Albino Werewolf Space Roller-Skater: You are royalty now. I’m a splice, you don’t understand what that means.

Alien Space Princess Jupiter:

ANDY: Wait, wait I know. We can get Eddie Redmayne to over-play demented space king Balem who whispers most of the time but also screams a lot. Best pub quiz question ever! What actor was in the year’s worst movie the same year he won an Oscar?

LANA: And since we don’t have to waste money on an actual script, we can throw obscene amounts at special effects and sets. We’ll spend $176 million and be lucky to gross a third of that. I’ll bet the credits alone will take at least ten minutes to run through.

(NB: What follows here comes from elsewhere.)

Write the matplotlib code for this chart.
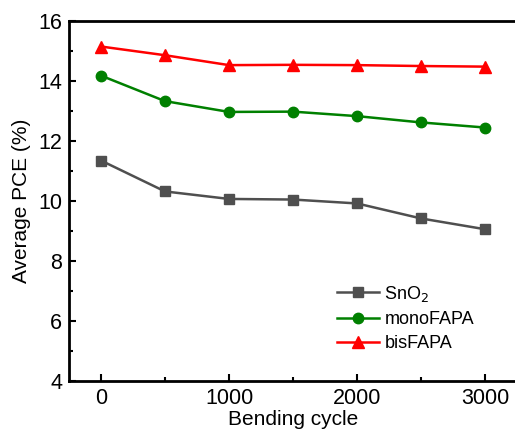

By now, both Wachowski siblings are laughing hysterically. They clink their pitchers, drain them, and go off to sleep it off. When they wake up, the contracts are waiting because Andy forgot to turn off his cellphone at the last investor call. Whatevs.

Results: We made it through the end of Jupiter Ascending, but only because we had plenty of Project #2 left and because we found this drinking game on TV Tropes:

  • Take a drink every time Jupiter starts to fall to her doom, but gets rescued when Caine swoops in.
  • Take a drink every time Petting Zoo People appear in the alien worlds.
  • Take a drink every time Jupiter changes into a new outfit. Take two if she does it while conscious.
  • Take a drink every time Balem has an outburst.
  • Take a drink for every time pointless or unnecessarily lengthened exposition takes place.

What a great Bad Movie night. We each had another scone. For science.